[SET TASK] Return the lines that follow, exactly as they appear, from the first through the one containing "const aprb120Y = [0.324, 0.415, 0.455, 0.715, 1.18];"; no pictures are to be included.

** start **

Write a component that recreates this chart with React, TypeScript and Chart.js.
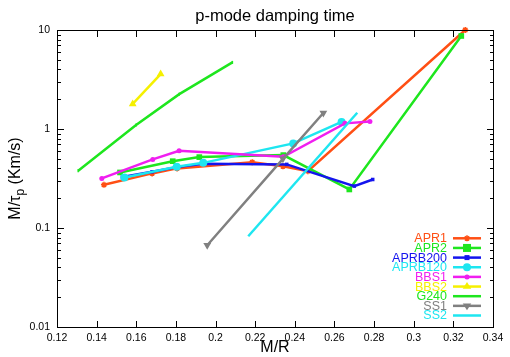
import React, { useEffect, useRef, useState } from "react";
import { Chart, registerables } from "chart.js";

Chart.register(...registerables);

// ---- data ----
const apr1X = [0.1437, 0.168, 0.1806, 0.2185, 0.234, 0.2466, 0.326];
const apr1Y = [0.273, 0.356, 0.4, 0.462, 0.42, 0.375, 10];

const apr2X = [0.1518, 0.1784, 0.1918, 0.2342, 0.2675, 0.324];
const apr2Y = [0.364, 0.473, 0.52, 0.545, 0.245, 8.7];

const aprb200X = [0.153, 0.168, 0.1804, 0.1938, 0.2359, 0.27, 0.2793];
const aprb200Y = [0.327, 0.37, 0.412, 0.445, 0.439, 0.265, 0.309];

const aprb120X = [0.154, 0.1804, 0.1938, 0.2392, 0.2636];
const aprb120Y = [0.324, 0.415, 0.455, 0.715, 1.18];

const bbs1X = [0.1426, 0.1683, 0.1816, 0.2342, 0.2653, 0.2779];
const bbs1Y = [0.317, 0.493, 0.602, 0.524, 1.14, 1.19];

const bbs2X = [0.1582, 0.1723];
const bbs2Y = [1.79, 3.59];

const g240X = [0.1307, 0.1599, 0.1817, 0.2085];
const g240Y = [0.378, 1.095, 2.25, 4.71];

const ss1X = [0.1958, 0.234, 0.2544];
const ss1Y = [0.067, 0.5, 1.45];

const ss2X = [0.2165, 0.2715];
const ss2Y = [0.0826, 1.46];

const xTicks = [0.12, 0.14, 0.16, 0.18, 0.2, 0.22, 0.24, 0.26, 0.28, 0.3, 0.32, 0.34];
const yTicks = [0.01, 0.1, 1, 10];
const yMinorTicks = [
  0.02, 0.03, 0.04, 0.05, 0.06, 0.07, 0.08, 0.09,
  0.2, 0.3, 0.4, 0.5, 0.6, 0.7, 0.8, 0.9,
  2, 3, 4, 5, 6, 7, 8, 9,
];

const seriesNames = ["APR1", "APR2", "APRB200", "APRB120", "BBS1", "BBS2", "G240", "SS1", "SS2"];
const seriesColors = ["#ff4f14", "#1ee61e", "#1414ee", "#1ee6f0", "#f01ef0", "#f5f000", "#1ee61e", "#808080", "#1ee6f0"];
const seriesStyles = ["star", "rect", "rect", "circle", "circle", "triangle", "line", "triangle", false];
const seriesRadii = [3, 4, 2.5, 4, 2.5, 4.5, 1.5, 4.5, 0];
const seriesRot = [0, 0, 0, 0, 0, 0, 90, 180, 0];
const seriesXs = [apr1X, apr2X, aprb200X, aprb120X, bbs1X, bbs2X, g240X, ss1X, ss2X];
const seriesYs = [apr1Y, apr2Y, aprb200Y, aprb120Y, bbs1Y, bbs2Y, g240Y, ss1Y, ss2Y];

const FONT = "'Liberation Sans', Arial, Helvetica, sans-serif";

function drawMarker(ctx: CanvasRenderingContext2D, style: any, x: number, y: number, r: number, color: string, rot: number) {
  if (!style || r <= 0) return;
  ctx.save();
  ctx.fillStyle = color;
  ctx.strokeStyle = color;
  ctx.lineWidth = 1.5;
  ctx.translate(x, y);
  ctx.rotate((rot * Math.PI) / 180);
  ctx.beginPath();
  if (style === "rect") {
    ctx.rect(-r, -r, 2 * r, 2 * r);
    ctx.fill();
  } else if (style === "circle") {
    ctx.arc(0, 0, r, 0, Math.PI * 2);
    ctx.fill();
  } else if (style === "triangle") {
    const h = r * 1.5;
    ctx.moveTo(0, -r);
    ctx.lineTo(r * 0.95, h - r);
    ctx.lineTo(-r * 0.95, h - r);
    ctx.closePath();
    ctx.fill();
  } else if (style === "star") {
    for (let i = 0; i < 4; i++) {
      const a = (i * Math.PI) / 4;
      ctx.moveTo(-Math.cos(a) * r, -Math.sin(a) * r);
      ctx.lineTo(Math.cos(a) * r, Math.sin(a) * r);
    }
    ctx.stroke();
  } else if (style === "line") {
    ctx.moveTo(0, -r);
    ctx.lineTo(0, r);
    ctx.stroke();
  }
  ctx.restore();
}

function drawFrame(chart: any) {
  const ctx: CanvasRenderingContext2D = chart.ctx;
  const area = chart.chartArea;
  const L = Math.round(area.left);
  const R = Math.round(area.right);
  const T = Math.round(area.top);
  const B = Math.round(area.bottom);
  const sx = chart.scales.x;
  const sy = chart.scales.y;
  ctx.save();
  ctx.setTransform(1, 0, 0, 1, 0, 0);
  ctx.globalAlpha = 1;
  ctx.globalCompositeOperation = "source-over";
  ctx.fillStyle = "#000000";
  ctx.fillRect(L, T, R - L + 1, 1);
  ctx.fillRect(L, B, R - L + 1, 1);
  ctx.fillRect(L, T, 1, B - T + 1);
  ctx.fillRect(R, T, 1, B - T + 1);
  for (const v of xTicks) {
    const px = Math.round(sx.getPixelForValue(v));
    ctx.fillRect(px, B - 6, 1, 6);
    ctx.fillRect(px, T + 1, 1, 6);
  }
  for (const v of yTicks) {
    const py = Math.round(sy.getPixelForValue(v));
    ctx.fillRect(L + 1, py, 6, 1);
    ctx.fillRect(R - 6, py, 6, 1);
  }
  for (const v of yMinorTicks) {
    const py = Math.round(sy.getPixelForValue(v));
    ctx.fillRect(L + 1, py, 3, 1);
    ctx.fillRect(R - 3, py, 3, 1);
  }
  ctx.getImageData(L, T, 1, 1);
  ctx.restore();
}

const decorPlugin = {
  id: "decor",
  afterDraw(chart: any) {
    const ctx: CanvasRenderingContext2D = chart.ctx;
    const area = chart.chartArea;
    const L = area.left;
    const R = area.right;
    const T = area.top;
    const B = area.bottom;
    ctx.save();
    ctx.fillStyle = "#000";
    ctx.font = `16.5px ${FONT}`;
    ctx.textAlign = "center";
    ctx.textBaseline = "middle";
    ctx.fillText("p-mode damping time", (L + R) / 2, 16);
    ctx.font = `16px ${FONT}`;
    ctx.fillText("M/R", (L + R) / 2, 348);

    ctx.save();
    ctx.translate(14, (T + B) / 2);
    ctx.rotate(-Math.PI / 2);
    ctx.textBaseline = "alphabetic";
    ctx.textAlign = "left";
    const main = `16px ${FONT}`;
    const sub = `12px ${FONT}`;
    const p1 = "M/\u03c4";
    const p2 = "p";
    const p3 = " (Km/s)";
    ctx.font = main;
    const w1 = ctx.measureText(p1).width;
    const w3 = ctx.measureText(p3).width;
    ctx.font = sub;
    const w2 = ctx.measureText(p2).width;
    const total = w1 + w2 + w3;
    let cx = -total / 2;
    const base = 6;
    ctx.font = main;
    ctx.fillText(p1, cx, base);
    cx += w1;
    ctx.font = sub;
    ctx.fillText(p2, cx, base + 4);
    cx += w2;
    ctx.font = main;
    ctx.fillText(p3, cx, base);
    ctx.restore();

    ctx.font = `12.5px ${FONT}`;
    ctx.textAlign = "right";
    ctx.textBaseline = "middle";
    for (let i = 0; i < seriesNames.length; i++) {
      const y = 238.3 + i * 9.65;
      ctx.fillStyle = seriesColors[i];
      ctx.fillText(seriesNames[i], 447, y + 0.5);
      ctx.strokeStyle = seriesColors[i];
      ctx.lineWidth = 2.5;
      ctx.beginPath();
      ctx.moveTo(453, y);
      ctx.lineTo(481, y);
      ctx.stroke();
      drawMarker(ctx, seriesStyles[i], 467, y, seriesRadii[i], seriesColors[i], seriesRot[i]);
    }
    ctx.restore();
    drawFrame(chart);
  },
};

type Frame = { L: number; R: number; T: number; B: number; xPx: number[]; yMaj: number[]; yMin: number[] };

const hiddenAxis = (position: string, isX: boolean) => ({
  position,
  display: true,
  afterFit: (s: any) => {
    if (isX) s.height = 0;
    else s.width = 0;
  },
  grid: { display: true, drawOnChartArea: false, drawTicks: false, color: "rgba(0,0,0,0)" },
  border: { display: true, color: "#000", width: 1 },
  ticks: { display: false },
});

export default function App() {
  const ref = useRef<HTMLCanvasElement>(null);
  const [frame, setFrame] = useState<Frame | null>(null);

  useEffect(() => {
    if (!ref.current) return;
    try {
      ref.current.getContext("2d", { willReadFrequently: true } as any);
    } catch (e) {}
    const datasets = seriesNames.map((name, i) => ({
      label: name,
      data: seriesXs[i].map((x, j) => ({ x, y: seriesYs[i][j] })),
      borderColor: seriesColors[i],
      backgroundColor: seriesColors[i],
      borderWidth: 2.5,
      pointStyle: seriesStyles[i] as any,
      pointRadius: seriesRadii[i],
      pointRotation: seriesRot[i],
      pointBorderWidth: seriesStyles[i] === "star" || seriesStyles[i] === "line" ? 1.5 : 0,
      showLine: true,
      tension: 0,
      clip: false as any,
      order: -i,
    }));
    const chart = new Chart(ref.current, {
      type: "scatter",
      data: { datasets },
      options: {
        animation: false,
        responsive: false,
        maintainAspectRatio: false,
        layout: { padding: { top: 30, right: 17, left: 0, bottom: 0 } },
        plugins: { legend: { display: false }, title: { display: false }, tooltip: { enabled: false } },
        scales: {
          x: {
            type: "linear",
            position: "bottom",
            min: 0.12,
            max: 0.34,
            afterBuildTicks: (s: any) => {
              s.ticks = xTicks.map((v) => ({ value: v }));
            },
            afterFit: (s: any) => {
              s.height = 30;
            },
            grid: { display: true, drawOnChartArea: false, drawTicks: false, color: "rgba(0,0,0,0)" },
            border: { display: true, color: "#000", width: 1 },
            ticks: {
              padding: 5,
              maxRotation: 0,
              autoSkip: false,
              color: "#000",
              font: { family: FONT, size: 10.5 },
              callback: (v: any) => String(Number(Number(v).toFixed(2))),
            },
          },
          y: {
            type: "logarithmic",
            position: "left",
            min: 0.01,
            max: 10,
            afterBuildTicks: (s: any) => {
              s.ticks = yTicks.map((v) => ({ value: v }));
            },
            afterFit: (s: any) => {
              s.width = 57;
            },
            grid: { display: true, drawOnChartArea: false, drawTicks: false, color: "rgba(0,0,0,0)" },
            border: { display: true, color: "#000", width: 1 },
            ticks: {
              padding: 7,
              autoSkip: false,
              color: "#000",
              font: { family: FONT, size: 10.5 },
              callback: (v: any) => String(Number(v)),
            },
          },
          x2: { type: "linear", min: 0.12, max: 0.34, ...hiddenAxis("top", true) } as any,
          y2: { type: "logarithmic", min: 0.01, max: 10, ...hiddenAxis("right", false) } as any,
        },
      },
      plugins: [decorPlugin],
    });
    const a = chart.chartArea;
    const sx: any = chart.scales.x;
    const sy: any = chart.scales.y;
    setFrame({
      L: Math.round(a.left),
      R: Math.round(a.right),
      T: Math.round(a.top),
      B: Math.round(a.bottom),
      xPx: xTicks.map((v) => Math.round(sx.getPixelForValue(v))),
      yMaj: yTicks.map((v) => Math.round(sy.getPixelForValue(v))),
      yMin: yMinorTicks.map((v) => Math.round(sy.getPixelForValue(v))),
    });
    return () => chart.destroy();
  }, []);

  const box = (k: string, left: number, top: number, width: number, height: number) => (
    <div key={k} style={{ position: "absolute", left, top, width, height, background: "#000" }} />
  );

  const overlay: any[] = [];
  if (frame) {
    const { L, R, T, B } = frame;
    overlay.push(box("ft", L, T, R - L + 1, 1));
    overlay.push(box("fb", L, B, R - L + 1, 1));
    overlay.push(box("fl", L, T, 1, B - T + 1));
    overlay.push(box("fr", R, T, 1, B - T + 1));
    frame.xPx.forEach((px, i) => {
      overlay.push(box("xb" + i, px, B - 6, 1, 6));
      overlay.push(box("xt" + i, px, T + 1, 1, 6));
    });
    frame.yMaj.forEach((py, i) => {
      overlay.push(box("yl" + i, L + 1, py, 6, 1));
      overlay.push(box("yr" + i, R - 6, py, 6, 1));
    });
    frame.yMin.forEach((py, i) => {
      overlay.push(box("ml" + i, L + 1, py, 3, 1));
      overlay.push(box("mr" + i, R - 3, py, 3, 1));
    });
  }

  return (
    <div style={{ position: "fixed", left: 0, top: 0, width: 510, height: 357, background: "#fff" }}>
      <canvas ref={ref} width={510} height={357} style={{ width: 510, height: 357, display: "block" }} />
      {overlay}
    </div>
  );
}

** end **

[THE RESPONSE]
Write a component that recreates this chart with React, TypeScript and Chart.js.
import React, { useEffect, useRef, useState } from "react";
import { Chart, registerables } from "chart.js";

Chart.register(...registerables);

// ---- data ----
const apr1X = [0.1437, 0.168, 0.1806, 0.2185, 0.234, 0.2466, 0.326];
const apr1Y = [0.273, 0.356, 0.4, 0.462, 0.42, 0.375, 10];

const apr2X = [0.1518, 0.1784, 0.1918, 0.2342, 0.2675, 0.324];
const apr2Y = [0.364, 0.473, 0.52, 0.545, 0.245, 8.7];

const aprb200X = [0.153, 0.168, 0.1804, 0.1938, 0.2359, 0.27, 0.2793];
const aprb200Y = [0.327, 0.37, 0.412, 0.445, 0.439, 0.265, 0.309];

const aprb120X = [0.154, 0.1804, 0.1938, 0.2392, 0.2636];
const aprb120Y = [0.324, 0.415, 0.455, 0.715, 1.18];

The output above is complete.